Instructions for the task »
Copy each line in which the string "this" occurs.

Task inputs »
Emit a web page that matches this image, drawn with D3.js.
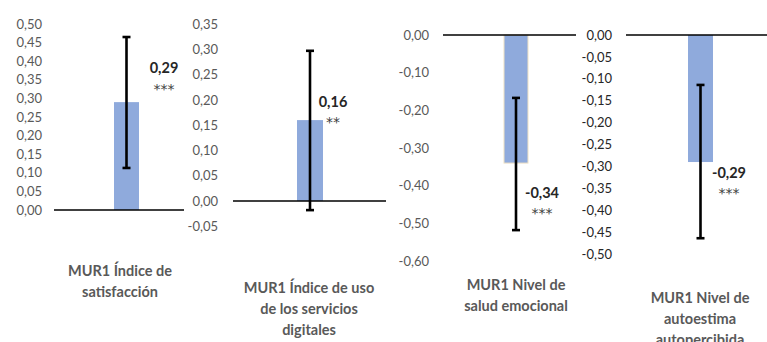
<!DOCTYPE html>
<html>
<head>
<meta charset="utf-8">
<script src="https://cdn.jsdelivr.net/npm/d3@7"></script>
<style>
  html, body { margin: 0; padding: 0; background: #fff; }
  svg { display: block; font-family: Lato, "Open Sans", sans-serif; }
</style>
</head>
<body>
<svg id="chart" width="767" height="342"></svg>
<script>
// Regression coefficients (MUR1) with 95% confidence intervals
const categories = [
  ["MUR1 Índice de", "satisfacción"],
  ["MUR1 Índice de uso", "de los servicios", "digitales"],
  ["MUR1 Nivel de", "salud emocional"],
  ["MUR1 Nivel de", "autoestima", "autopercibida"]
];
const values = [0.29, 0.16, -0.34, -0.29];
const ciLow = [0.113, -0.018, -0.518, -0.464];
const ciHigh = [0.465, 0.297, -0.167, -0.114];
const valueLabels = ["0,29", "0,16", "-0,34", "-0,29"];
const signif = ["***", "**", "***", "***"];
const yDomains = [[0, 0.5], [-0.05, 0.35], [-0.6, 0], [-0.5, 0]];
const tickSteps = [0.05, 0.05, 0.1, 0.05];

// Per-panel layout
const panels = [
  { top: 24, bottom: 210, axisX: 42, lineX: [54, 184], barC: 126.5, barW: 25,
    lab: [164, 67], sig: [164, 85], catX: 120, catY: 270, tickFill: "#595959" },
  { top: 24, bottom: 226.3, axisX: 218, lineX: [233, 386], barC: 310, barW: 26,
    lab: [333, 101], sig: [333, 118], catX: 309, catY: 287, tickFill: "#595959" },
  { top: 35, bottom: 261, axisX: 429, lineX: [443, 576], barC: 516, barW: 24,
    lab: [542, 192], sig: [542, 209], catX: 516, catY: 284, tickFill: "#595959", barStroke: "#efe2c4" },
  { top: 35, bottom: 254, axisX: 612, lineX: [626, 767], barC: 700.5, barW: 25,
    lab: [729, 172], sig: [729, 189], catX: 700, catY: 297, tickFill: "#262626" }
];

const svg = d3.select("#chart");
const fmt = v => d3.format(".2f")(v).replace("−", "-").replace(".", ",");

panels.forEach((p, i) => {
  const g = svg.append("g");
  const [d0, d1] = yDomains[i];
  const y = d3.scaleLinear().domain([d1, d0]).range([p.top, p.bottom]);

  const nTicks = Math.round((d1 - d0) / tickSteps[i]);
  const ticks = d3.range(nTicks + 1).map(k => +(d0 + k * tickSteps[i]).toFixed(2));

  const axis = d3.axisLeft(y).tickValues(ticks).tickFormat(fmt).tickSize(0).tickPadding(0);
  const ax = g.append("g").attr("transform", `translate(${p.axisX},0)`).call(axis);
  ax.select(".domain").remove();
  ax.selectAll("text")
    .attr("fill", p.tickFill)
    .style("font-size", "13px")
    .style("font-family", "Lato, sans-serif");

  const x = d3.scaleBand()
    .domain([i])
    .range([p.barC - p.barW / 2, p.barC + p.barW / 2])
    .padding(0);

  // bar
  g.append("rect")
    .attr("x", x(i))
    .attr("width", x.bandwidth())
    .attr("y", y(Math.max(0, values[i])))
    .attr("height", Math.abs(y(values[i]) - y(0)))
    .attr("fill", "#8faadc")
    .attr("stroke", p.barStroke || "none")
    .attr("stroke-width", 1);

  // zero line
  g.append("line")
    .attr("x1", p.lineX[0]).attr("x2", p.lineX[1])
    .attr("y1", y(0)).attr("y2", y(0))
    .attr("stroke", "#000").attr("stroke-width", 1.6);

  // confidence interval
  const cx = x(i) + x.bandwidth() / 2;
  const eb = g.append("g").attr("stroke", "#000").attr("stroke-width", 2.6);
  eb.append("line").attr("x1", cx).attr("x2", cx).attr("y1", y(ciHigh[i])).attr("y2", y(ciLow[i]));
  [ciHigh[i], ciLow[i]].forEach(v => {
    eb.append("line").attr("x1", cx - 4).attr("x2", cx + 4).attr("y1", y(v)).attr("y2", y(v));
  });

  // value label and significance stars
  g.append("text")
    .attr("x", p.lab[0]).attr("y", p.lab[1])
    .attr("text-anchor", "middle").attr("dominant-baseline", "central")
    .attr("fill", "#262626").style("font-weight", "bold").style("font-size", "14.5px")
    .text(valueLabels[i]);
  g.append("text")
    .attr("x", p.sig[0]).attr("y", p.sig[1] + 9)
    .attr("text-anchor", "middle")
    .attr("fill", "#404040").style("font-family", "'DejaVu Sans', sans-serif")
    .style("font-size", "14px")
    .text(signif[i]);

  // category label
  const t = g.append("text")
    .attr("text-anchor", "middle")
    .attr("fill", "#595959").style("font-weight", "bold").style("font-size", "14.5px");
  categories[i].forEach((line, k) => {
    t.append("tspan").attr("x", p.catX).attr("y", p.catY + k * 21)
      .attr("dominant-baseline", "central").text(line);
  });
});
</script>
</body>
</html>
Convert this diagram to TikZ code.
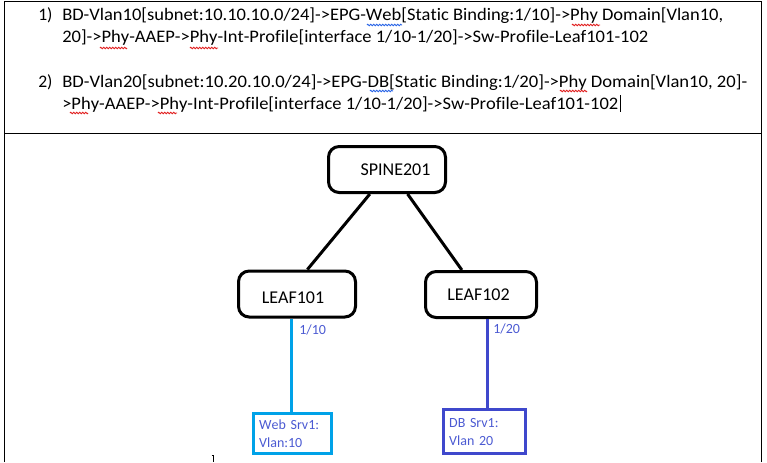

Complete answer »
Emit a web page that matches this image, drawn with D3.js.
Convert this diagram to TikZ code.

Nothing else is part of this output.